Dass sich aus den technischen wie erzählerischen Experimenten der Kurzfilme auch Langfilme entwickeln können, zeigt der amerikanische Filmemacher Jim Cummings. In seinem Spielfilm "Thunder Road" baut er seinen gleichnamigen Kurzfilm überraschend kunstfertig aus, behält aber die Grundidee als Herzstück des Films nahezu unverändert bei. Im Kern geht es ums Fremdschämen. Cummings selbst spielt den Polizisten Arnaud, der auf der Beerdigung seiner Mutter sichtlich angegriffen und am Rande des Nervenzusammenbruchs zu Bruce Springsteens Song "Thunder Road" tanzt und singt.
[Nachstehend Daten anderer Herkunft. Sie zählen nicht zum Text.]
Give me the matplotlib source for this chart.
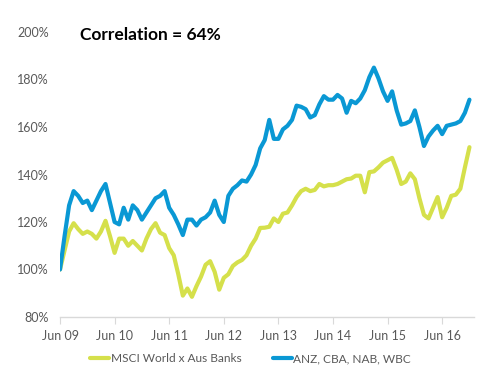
import matplotlib
matplotlib.use("Agg")
import matplotlib.pyplot as plt
import numpy as np

plt.rcParams['font.family'] = ['Lato', 'DejaVu Sans']

# Monthly data, Jun 09 .. Dec 16 (index = months since Jun 09)
msci = [100, 108, 116, 119.5, 117, 115, 116, 115, 113, 116,
        120.5, 114, 107, 113, 113, 110, 112, 110, 108, 113,
        117, 119.5, 115.5, 114.5, 109, 106, 98, 89, 92, 88.5,
        93, 97, 102, 103.5, 99, 91.5, 96.5, 98, 101.5, 103,
        104, 106, 110, 113, 117.5, 117.6, 118, 121.5, 120, 123.5,
        124, 127, 130.5, 133, 134, 133, 133.5, 136, 135, 135.5,
        135.5, 136, 137, 138, 138.3, 139.5, 139.5, 132.5, 141, 141.3,
        143, 145, 146, 147, 142, 136, 137, 140.5, 138, 130,
        123, 121.5, 126, 130.5, 122, 126, 131, 131.5, 134, 143,
        151.5]
banks = [100, 114, 127, 133, 131, 128, 129, 125, 129, 133,
         136, 128, 120, 119, 126, 121, 127, 125, 121, 124,
         127, 130, 131, 133, 126, 123, 119, 114.5, 121, 121,
         118.5, 121, 122, 124, 129, 123, 120, 131, 134, 135.5,
         137.5, 137, 140, 144, 151, 154.5, 163, 155, 155, 159,
         160.5, 163, 169, 168.5, 167.5, 164, 165, 169.5, 173, 171.5,
         171.5, 173.5, 172, 166, 171, 170, 172, 175.5, 181, 185,
         180.5, 175, 171, 175, 167, 161, 161.5, 162.5, 167, 160,
         152, 156, 158.5, 160.5, 157, 160.5, 161, 161.5, 162.5, 166,
         171.5]
tick_labels = ["Jun 09", "Jun 10", "Jun 11", "Jun 12", "Jun 13", "Jun 14", "Jun 15", "Jun 16"]
series_names = ["MSCI World x Aus Banks", "ANZ, CBA, NAB, WBC"]
title_text = "Correlation = 64%"

green = "#D5E04B"
blue = "#0A98D4"
gray_text = "#595959"

fig = plt.figure(figsize=(4.96, 3.88), dpi=100)
ax = fig.add_axes([60/496, 1-317/388, (474-60)/496, (317-32)/388])

x = np.arange(len(msci))
ax.plot(x, msci, color=green, lw=3.0, solid_joinstyle='round', solid_capstyle='round', label=series_names[0])
ax.plot(x, banks, color=blue, lw=3.0, solid_joinstyle='round', solid_capstyle='round', label=series_names[1])

ax.set_xlim(0, 91)
ax.set_ylim(80, 200)
ax.set_yticks(np.arange(80, 201, 20))
ax.set_yticklabels([f"{v}%" for v in range(80, 201, 20)], color=gray_text, fontsize=9)
ax.set_xticks(np.arange(0, 8) * 12)
ax.set_xticklabels(tick_labels, color=gray_text, fontsize=9)

for s in ['top', 'right', 'left']:
    ax.spines[s].set_visible(False)
ax.spines['bottom'].set_color("#D9D9D9")
ax.spines['bottom'].set_linewidth(1)
ax.tick_params(axis='y', length=0, pad=8)
ax.tick_params(axis='x', length=5, color="#D9D9D9", direction='out', pad=4)

ax.text(80/496, 1-35/388, title_text, transform=fig.transFigure, fontsize=12.5,
        fontweight='bold', va='center', ha='left', color='black')

leg = fig.legend(loc='center', bbox_to_anchor=(0.505, 1-359/388), ncol=2, frameon=False,
                 fontsize=8.6, handlelength=1.6, handletextpad=0.15, columnspacing=2.6)
for t in leg.get_texts():
    t.set_color(gray_text)

fig.savefig("out.png", dpi=100)
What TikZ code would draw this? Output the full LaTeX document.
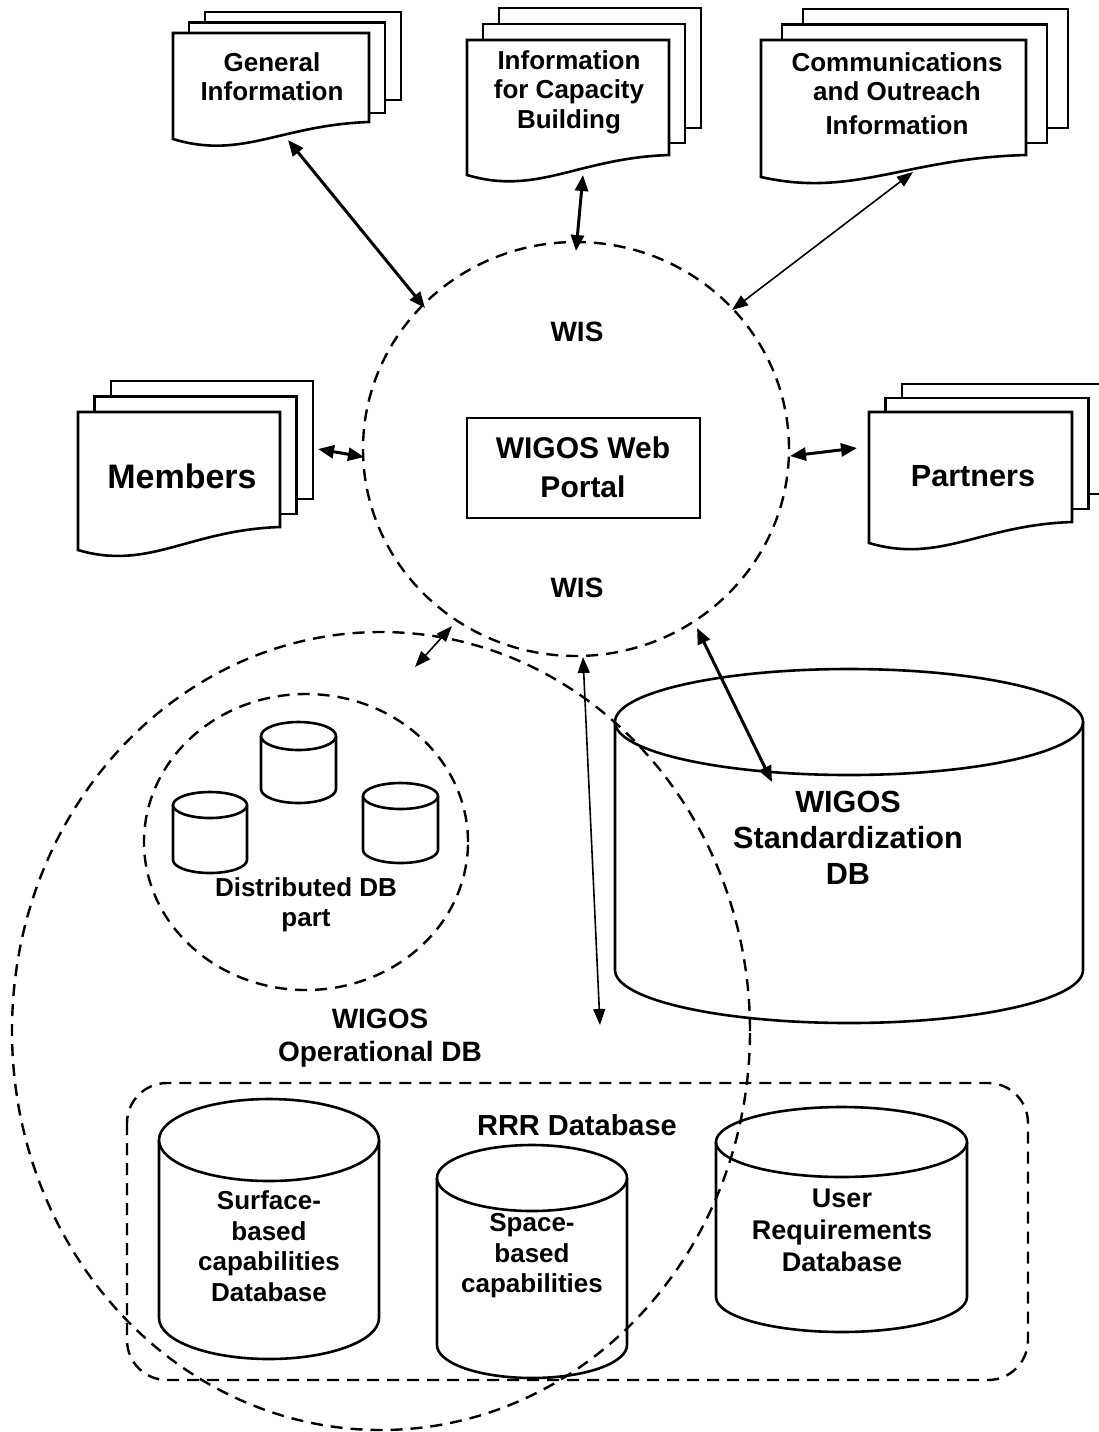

Die voll besetzte Kirche reagiert ungläubig und richtet schamlos die Handykameras auf ihn. Cummings reizt diesen Effekt in einer knapp 13-minütigen Plansequenz bis aufs Äußerste aus und treibt auch das Publikum in einen Zustand der Entgeisterung, immer schwankend zwischen peinlich berührtem Loslachen und dem Bedürfnis, sich zu schütteln. Die Handlung des Langfilms nimmt diesem quälenden Gefühl die äußerste Konsequenz, macht jedoch aus dem armen Tropf Arnaud eine psychologisch nachempfindbare Figur - und somit auch die Entwicklungsarbeit des Filmemachers sichtbar.

"Nimic" ist seit dem 27.11. auf Mubi.com zu sehen, "Cold Meridian" vom 11.12. an und "Thunder Road" ab dem 21.12. Der Kurzfilm "Thunder Road" ist kostenlos auf Vimeo zu finden.